Colonial Prisoners Removal Act 1884
- Parliament of the United Kingdom
- Long title: An Act to make further provision respecting the removal of Prisoners and Criminal Lunatics from Her Majesty's possessions out of the United Kingdom.
- Citation: 47 & 48 Vict. c. 31
- Territorial extent: United Kingdom; Channel Islands; Isle of Man;

Dates
- Royal assent: 28 July 1884
- Commencement: 28 July 1884

Other legislation
- Amended by: Statute Law Revision Act 1898; Government of India (Adaptation of Acts of Parliament) Order 1937; Burma Independence Act 1947; Revision of the Army and Air Force Acts (Transitional Provisions) Act 1955; Mental Health Act 1959; Mental Health (Scotland) Act 1960; Statute Law Revision Act 1963; Statute Law (Repeals) Act 1976; Armed Forces Act 1981; Mental Health Act 1983; Mental Health (Scotland) Act 1984; Statute Law (Repeals) Act 1986; Domestic Violence, Crime and Victims Act 2004;
- Relates to: Army Act 1881;

Status: Amended

Text of statute as originally enacted

Revised text of statute as amended

Text of the Colonial Prisoners Removal Act 1884 as in force today (including any amendments) within the United Kingdom, from legislation.gov.uk.

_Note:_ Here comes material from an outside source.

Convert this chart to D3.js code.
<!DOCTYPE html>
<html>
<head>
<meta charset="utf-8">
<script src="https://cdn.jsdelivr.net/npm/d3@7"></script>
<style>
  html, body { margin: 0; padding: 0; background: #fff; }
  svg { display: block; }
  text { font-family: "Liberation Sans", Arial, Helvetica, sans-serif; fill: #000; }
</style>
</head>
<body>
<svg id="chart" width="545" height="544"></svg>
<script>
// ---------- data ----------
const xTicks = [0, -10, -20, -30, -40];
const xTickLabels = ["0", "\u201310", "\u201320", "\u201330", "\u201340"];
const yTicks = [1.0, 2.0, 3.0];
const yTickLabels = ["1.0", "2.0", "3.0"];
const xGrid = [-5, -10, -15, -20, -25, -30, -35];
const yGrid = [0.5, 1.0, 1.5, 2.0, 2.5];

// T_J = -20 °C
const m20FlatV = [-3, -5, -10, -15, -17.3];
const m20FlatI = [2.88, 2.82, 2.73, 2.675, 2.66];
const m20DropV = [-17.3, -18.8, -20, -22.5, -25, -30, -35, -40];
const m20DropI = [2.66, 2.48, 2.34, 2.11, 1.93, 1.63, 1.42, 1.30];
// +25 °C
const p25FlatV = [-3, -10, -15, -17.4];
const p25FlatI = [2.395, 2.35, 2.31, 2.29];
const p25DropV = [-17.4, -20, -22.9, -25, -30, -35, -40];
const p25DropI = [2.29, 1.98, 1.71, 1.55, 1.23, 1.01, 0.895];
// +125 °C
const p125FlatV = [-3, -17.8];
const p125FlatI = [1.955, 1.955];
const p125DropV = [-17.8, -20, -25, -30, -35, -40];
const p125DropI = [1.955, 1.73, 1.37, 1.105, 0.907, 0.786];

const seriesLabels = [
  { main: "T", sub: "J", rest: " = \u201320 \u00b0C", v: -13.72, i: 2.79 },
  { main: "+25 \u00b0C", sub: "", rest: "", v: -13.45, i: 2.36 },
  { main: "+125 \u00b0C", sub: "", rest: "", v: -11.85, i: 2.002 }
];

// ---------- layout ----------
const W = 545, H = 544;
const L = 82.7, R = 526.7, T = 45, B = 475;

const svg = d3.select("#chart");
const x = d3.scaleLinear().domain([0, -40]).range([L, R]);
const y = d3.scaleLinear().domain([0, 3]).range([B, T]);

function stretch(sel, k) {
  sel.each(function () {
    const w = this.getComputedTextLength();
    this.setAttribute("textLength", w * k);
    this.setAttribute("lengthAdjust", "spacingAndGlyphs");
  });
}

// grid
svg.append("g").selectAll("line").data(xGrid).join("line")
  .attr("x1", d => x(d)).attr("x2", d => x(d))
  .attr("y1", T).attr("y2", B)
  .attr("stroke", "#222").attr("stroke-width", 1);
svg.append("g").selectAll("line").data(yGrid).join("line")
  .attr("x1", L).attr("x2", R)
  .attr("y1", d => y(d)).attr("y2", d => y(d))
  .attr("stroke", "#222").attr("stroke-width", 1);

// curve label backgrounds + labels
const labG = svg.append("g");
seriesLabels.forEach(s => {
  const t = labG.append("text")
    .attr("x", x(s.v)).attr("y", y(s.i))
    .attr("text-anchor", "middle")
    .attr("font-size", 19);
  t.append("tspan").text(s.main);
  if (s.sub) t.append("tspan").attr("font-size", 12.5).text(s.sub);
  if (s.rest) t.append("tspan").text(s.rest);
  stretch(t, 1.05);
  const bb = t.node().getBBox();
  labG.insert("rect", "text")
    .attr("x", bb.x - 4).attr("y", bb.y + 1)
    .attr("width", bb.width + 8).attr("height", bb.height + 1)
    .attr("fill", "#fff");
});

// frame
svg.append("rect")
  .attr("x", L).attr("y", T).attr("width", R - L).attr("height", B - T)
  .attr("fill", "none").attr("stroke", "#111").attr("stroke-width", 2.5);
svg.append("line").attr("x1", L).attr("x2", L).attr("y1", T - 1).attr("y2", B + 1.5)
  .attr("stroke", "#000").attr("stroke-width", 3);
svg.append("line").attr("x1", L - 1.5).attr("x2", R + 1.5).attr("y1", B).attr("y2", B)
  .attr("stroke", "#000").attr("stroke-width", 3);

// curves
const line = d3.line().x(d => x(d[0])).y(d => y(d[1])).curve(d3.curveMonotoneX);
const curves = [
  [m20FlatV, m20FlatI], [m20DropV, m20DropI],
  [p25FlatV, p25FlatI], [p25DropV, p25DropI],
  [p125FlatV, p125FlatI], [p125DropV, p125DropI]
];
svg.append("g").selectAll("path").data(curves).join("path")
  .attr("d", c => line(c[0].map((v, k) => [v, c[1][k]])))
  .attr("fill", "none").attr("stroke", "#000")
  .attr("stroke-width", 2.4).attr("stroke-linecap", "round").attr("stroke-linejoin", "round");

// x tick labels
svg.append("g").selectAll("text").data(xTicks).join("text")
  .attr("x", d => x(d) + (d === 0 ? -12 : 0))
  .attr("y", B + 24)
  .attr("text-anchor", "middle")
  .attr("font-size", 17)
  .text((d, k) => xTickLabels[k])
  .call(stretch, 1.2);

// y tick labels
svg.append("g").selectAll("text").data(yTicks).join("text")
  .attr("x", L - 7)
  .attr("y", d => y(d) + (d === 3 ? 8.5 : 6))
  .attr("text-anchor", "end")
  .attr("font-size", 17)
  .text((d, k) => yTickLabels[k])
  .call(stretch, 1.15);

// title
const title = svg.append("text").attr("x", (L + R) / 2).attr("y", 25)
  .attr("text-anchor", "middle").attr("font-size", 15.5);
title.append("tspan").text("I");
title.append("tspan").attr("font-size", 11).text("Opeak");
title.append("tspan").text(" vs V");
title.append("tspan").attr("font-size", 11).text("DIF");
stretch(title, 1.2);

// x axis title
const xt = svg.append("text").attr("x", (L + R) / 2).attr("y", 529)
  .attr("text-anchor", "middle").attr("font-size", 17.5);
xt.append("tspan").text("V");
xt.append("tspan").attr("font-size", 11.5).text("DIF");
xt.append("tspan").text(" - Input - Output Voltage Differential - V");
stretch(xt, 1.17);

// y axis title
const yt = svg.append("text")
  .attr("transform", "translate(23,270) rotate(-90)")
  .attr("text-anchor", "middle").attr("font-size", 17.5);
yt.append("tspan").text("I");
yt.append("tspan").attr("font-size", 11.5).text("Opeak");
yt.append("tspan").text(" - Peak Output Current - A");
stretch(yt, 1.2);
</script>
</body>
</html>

= Colonial Prisoners Removal Act 1884 =

Act of the Parliament of the United Kingdom

The Colonial Prisoners Removal Act 1884 is an act of the Parliament of the United Kingdom whereby prisoners in British colonies may be transferred to the United Kingdom to serve their sentence.

The legislation was used as recently as May 2020 when a man convicted of robbery in the Cayman Islands and in prison there, was transported to prison in the UK.

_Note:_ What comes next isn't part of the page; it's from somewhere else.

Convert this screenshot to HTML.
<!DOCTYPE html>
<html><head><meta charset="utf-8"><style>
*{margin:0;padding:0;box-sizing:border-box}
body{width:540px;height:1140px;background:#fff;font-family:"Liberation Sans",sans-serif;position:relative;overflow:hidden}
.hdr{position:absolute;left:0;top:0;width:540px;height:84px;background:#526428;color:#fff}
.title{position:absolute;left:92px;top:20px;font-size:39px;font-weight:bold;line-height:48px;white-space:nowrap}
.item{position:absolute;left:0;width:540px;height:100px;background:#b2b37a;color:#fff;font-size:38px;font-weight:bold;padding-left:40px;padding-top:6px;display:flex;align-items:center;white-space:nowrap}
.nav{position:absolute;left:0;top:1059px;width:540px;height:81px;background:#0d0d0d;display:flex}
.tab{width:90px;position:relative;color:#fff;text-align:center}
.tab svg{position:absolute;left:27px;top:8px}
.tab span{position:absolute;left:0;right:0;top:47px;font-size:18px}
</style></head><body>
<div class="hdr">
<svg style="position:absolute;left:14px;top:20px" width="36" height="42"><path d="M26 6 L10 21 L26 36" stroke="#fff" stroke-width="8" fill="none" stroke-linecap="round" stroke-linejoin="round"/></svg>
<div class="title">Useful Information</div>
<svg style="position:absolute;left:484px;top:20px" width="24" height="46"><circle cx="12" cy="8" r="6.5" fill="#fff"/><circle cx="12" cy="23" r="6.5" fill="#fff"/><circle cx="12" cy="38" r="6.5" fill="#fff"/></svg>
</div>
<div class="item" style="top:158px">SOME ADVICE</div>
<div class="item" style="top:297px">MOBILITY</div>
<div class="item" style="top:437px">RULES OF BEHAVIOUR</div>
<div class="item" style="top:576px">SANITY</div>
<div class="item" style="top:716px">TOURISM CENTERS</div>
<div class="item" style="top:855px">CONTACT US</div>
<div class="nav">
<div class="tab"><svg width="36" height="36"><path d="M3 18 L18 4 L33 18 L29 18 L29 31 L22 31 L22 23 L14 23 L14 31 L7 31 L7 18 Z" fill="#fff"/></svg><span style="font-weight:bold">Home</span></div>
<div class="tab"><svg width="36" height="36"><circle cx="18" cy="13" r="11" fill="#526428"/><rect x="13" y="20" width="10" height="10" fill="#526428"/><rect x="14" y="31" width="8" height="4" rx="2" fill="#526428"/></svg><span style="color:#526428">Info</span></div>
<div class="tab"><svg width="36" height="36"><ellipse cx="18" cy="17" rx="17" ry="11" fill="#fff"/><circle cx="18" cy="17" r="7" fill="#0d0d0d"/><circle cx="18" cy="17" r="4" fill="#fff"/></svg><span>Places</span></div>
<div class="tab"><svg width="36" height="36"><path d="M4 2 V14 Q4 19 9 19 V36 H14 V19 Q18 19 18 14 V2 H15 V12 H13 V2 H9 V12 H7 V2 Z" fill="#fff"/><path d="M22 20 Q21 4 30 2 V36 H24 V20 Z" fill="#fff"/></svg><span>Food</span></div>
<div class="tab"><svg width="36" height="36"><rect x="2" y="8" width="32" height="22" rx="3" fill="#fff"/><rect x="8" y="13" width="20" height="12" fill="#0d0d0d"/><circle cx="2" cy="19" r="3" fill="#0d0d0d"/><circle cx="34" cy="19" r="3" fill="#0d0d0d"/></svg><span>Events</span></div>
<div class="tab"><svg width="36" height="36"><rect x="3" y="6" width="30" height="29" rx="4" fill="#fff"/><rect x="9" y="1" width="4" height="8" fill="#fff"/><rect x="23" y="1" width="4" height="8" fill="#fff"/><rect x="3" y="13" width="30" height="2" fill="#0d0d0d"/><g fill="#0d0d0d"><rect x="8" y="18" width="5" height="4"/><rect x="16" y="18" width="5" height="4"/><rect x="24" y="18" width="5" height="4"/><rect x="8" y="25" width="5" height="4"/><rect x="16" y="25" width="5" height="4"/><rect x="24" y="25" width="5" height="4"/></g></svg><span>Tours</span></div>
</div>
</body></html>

== Subsequent developments ==
In section 16(2) of the act, the words from " nor any provisions " onwards were repealed by section 1 of, and the schedule to, the Statute Law Revision Act 1963, which came into force on 31 July 1963.

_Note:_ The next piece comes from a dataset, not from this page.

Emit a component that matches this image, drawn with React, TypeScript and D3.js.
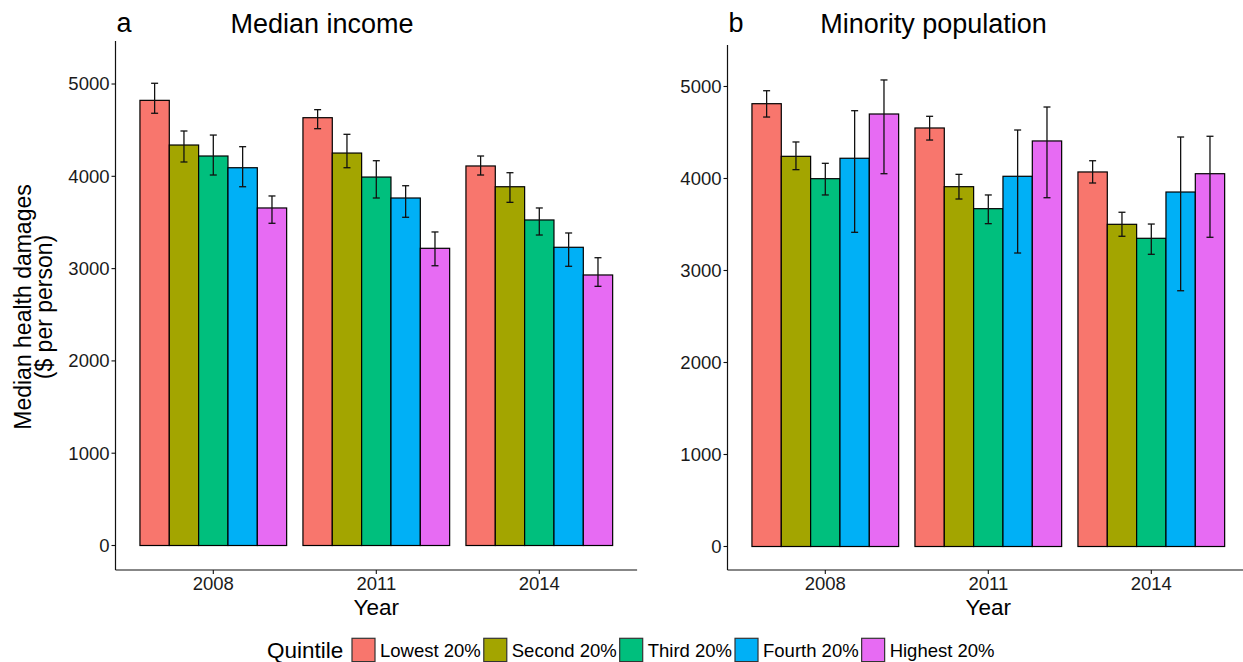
import React from "react";
import * as d3 from "d3";

// Survey years and income/minority quintile groups
const years = ["2008", "2011", "2014"];
const quintiles = ["Lowest 20%", "Second 20%", "Third 20%", "Fourth 20%", "Highest 20%"];
const quintileColors = ["#F8766D", "#A3A500", "#00BF7D", "#00B0F6", "#E76BF3"];
const yTicks = [0, 1000, 2000, 3000, 4000, 5000];

// Panel a: median income quintiles (rows = years, columns = quintiles)
const incomeMedian = [
  [4823, 4339, 4220, 4093, 3657],
  [4635, 4252, 3992, 3765, 3220],
  [4112, 3887, 3527, 3231, 2931],
];
const incomeLower = [
  [4683, 4155, 4014, 3887, 3491],
  [4516, 4093, 3765, 3556, 3031],
  [4014, 3718, 3364, 3025, 2808],
];
const incomeUpper = [
  [5008, 4491, 4447, 4321, 3787],
  [4722, 4455, 4169, 3898, 3397],
  [4220, 4039, 3657, 3386, 3118],
];

// Panel b: minority population quintiles
const minorityMedian = [
  [4813, 4241, 3998, 4220, 4701],
  [4549, 3911, 3672, 4024, 4408],
  [4071, 3502, 3350, 3853, 4052],
];
const minorityLower = [
  [4668, 4096, 3821, 3415, 4052],
  [4418, 3777, 3509, 3190, 3791],
  [3951, 3372, 3176, 2780, 3361],
];
const minorityUpper = [
  [4954, 4397, 4165, 4737, 5071],
  [4676, 4045, 3821, 4527, 4777],
  [4193, 3633, 3505, 4451, 4459],
];

const FONT = "'Liberation Sans', Arial, Helvetica, sans-serif";
const INK = "#111";

type PanelProps = {
  letter: string;
  title: string;
  titleX: number;
  left: number;
  top: number;
  bottom: number;
  yDomain: [number, number];
  median: number[][];
  lower: number[][];
  upper: number[][];
};

function Panel({ letter, title, titleX, left, top, bottom, yDomain, median, lower, upper }: PanelProps) {
  const step = 163;
  const right = left + step * 3.2;
  const x = d3.scaleBand<string>().domain(years).range([left, right]).paddingInner(0).paddingOuter(0.1);
  const y = d3.scaleLinear().domain(yDomain).range([bottom, top]);
  const center = (yr: string) => (x(yr) as number) + x.bandwidth() / 2;

  return (
    <g>
      <text x={left + 1} y={32.3} fontSize={27} fontFamily={FONT} fill="#000">
        {letter}
      </text>
      <text x={titleX} y={33} fontSize={27} fontFamily={FONT} textAnchor="middle" fill="#000">
        {title}
      </text>

      {years.map((yr, i) => {
        const inner = d3
          .scaleBand<string>()
          .domain(quintiles)
          .range([center(yr) - 0.45 * step, center(yr) + 0.45 * step]);
        return (
          <g key={yr}>
            {quintiles.map((q, j) => {
              const bx = inner(q) as number;
              const bw = inner.bandwidth();
              const cx = bx + bw / 2;
              return (
                <g key={q}>
                  <rect
                    x={bx}
                    y={y(median[i][j])}
                    width={bw}
                    height={y(0) - y(median[i][j])}
                    fill={quintileColors[j]}
                    stroke="#000"
                    strokeWidth={1.2}
                  />
                  <g stroke={INK} strokeWidth={1.3} fill="none">
                    <line x1={cx} x2={cx} y1={y(lower[i][j])} y2={y(upper[i][j])} />
                    <line x1={cx - 3.5} x2={cx + 3.5} y1={y(lower[i][j])} y2={y(lower[i][j])} />
                    <line x1={cx - 3.5} x2={cx + 3.5} y1={y(upper[i][j])} y2={y(upper[i][j])} />
                  </g>
                </g>
              );
            })}
          </g>
        );
      })}

      {/* axes */}
      <line x1={left} x2={left} y1={top} y2={bottom} stroke={INK} strokeWidth={1.2} />
      <line x1={left} x2={right} y1={bottom} y2={bottom} stroke={INK} strokeWidth={1.2} />

      {yTicks.map((t) => (
        <g key={t}>
          <line x1={left - 4} x2={left} y1={y(t)} y2={y(t)} stroke={INK} strokeWidth={1.1} />
          <text
            x={left - 6}
            y={y(t)}
            dy="0.35em"
            textAnchor="end"
            fontSize={18.5}
            fontFamily={FONT}
            fill="#1a1a1a"
          >
            {t}
          </text>
        </g>
      ))}

      {years.map((yr) => (
        <g key={yr}>
          <line x1={center(yr)} x2={center(yr)} y1={bottom} y2={bottom + 4} stroke={INK} strokeWidth={1.1} />
          <text x={center(yr)} y={590} textAnchor="middle" fontSize={18.5} fontFamily={FONT} fill="#1a1a1a">
            {yr}
          </text>
        </g>
      ))}

      <text x={(left + right) / 2} y={615} textAnchor="middle" fontSize={22.5} fontFamily={FONT} fill="#000">
        Year
      </text>
    </g>
  );
}

function Legend() {
  const keyW = 23;
  const keyH = 23.3;
  const keyY = 638.3;
  const fs = 18.5;
  // label widths measured with a canvas so the keys follow their text
  const canvas = typeof document !== "undefined" ? document.createElement("canvas") : null;
  const ctx = canvas ? canvas.getContext("2d") : null;
  if (ctx) ctx.font = `${fs}px 'Liberation Sans', Arial, sans-serif`;
  let cursor = 352;
  const items = quintiles.map((q, j) => {
    const w = ctx ? ctx.measureText(q).width : q.length * 9.5;
    const item = { q, color: quintileColors[j], kx: cursor, tx: cursor + keyW + 5 };
    cursor = cursor + keyW + 5 + w + 3;
    return item;
  });
  return (
    <g>
      <text x={267} y={658} fontSize={22.5} fontFamily={FONT} fill="#000">
        Quintile
      </text>
      {items.map((it) => (
        <g key={it.q}>
          <rect x={it.kx} y={keyY} width={keyW} height={keyH} fill={it.color} stroke="#333" strokeWidth={1.2} />
          <text x={it.tx} y={657} fontSize={fs} fontFamily={FONT} fill="#000">
            {it.q}
          </text>
        </g>
      ))}
    </g>
  );
}

export default function App() {
  return (
    <svg
      width={1243}
      height={662}
      viewBox="0 0 1243 662"
      style={{ position: "absolute", left: 0, top: 0, background: "#fff" }}
    >
      <rect x={0} y={0} width={1243} height={662} fill="#fff" />
      <Panel
        letter="a"
        title="Median income"
        titleX={322}
        left={115.5}
        top={41}
        bottom={570}
        yDomain={[-265.4, 5466]}
        median={incomeMedian}
        lower={incomeLower}
        upper={incomeUpper}
      />
      <Panel
        letter="b"
        title="Minority population"
        titleX={933.5}
        left={727.5}
        top={45}
        bottom={570}
        yDomain={[-255.4, 5451]}
        median={minorityMedian}
        lower={minorityLower}
        upper={minorityUpper}
      />
      <g transform="translate(0,307) rotate(-90)" fontFamily={FONT} fontSize={23} fill="#000" textAnchor="middle">
        <text x={0} y={31}>Median health damages</text>
        <text x={0} y={52}>($ per person)</text>
      </g>
      <Legend />
    </svg>
  );
}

Section 14A and in section 18, the words "and subject, as respects India, to the provisions of section fourteen A of this Act", and in the definition of "British possession", the words "which are not part of India", were repealed by section 1(1) of, and part VII of schedule 1 to, the Statute Law (Repeals) Act 1976, which came into force on 27 May 1976. Section 31 of the act was repealed by section 1(1) of, and part XIV of schedule 1 to, the 1976 act.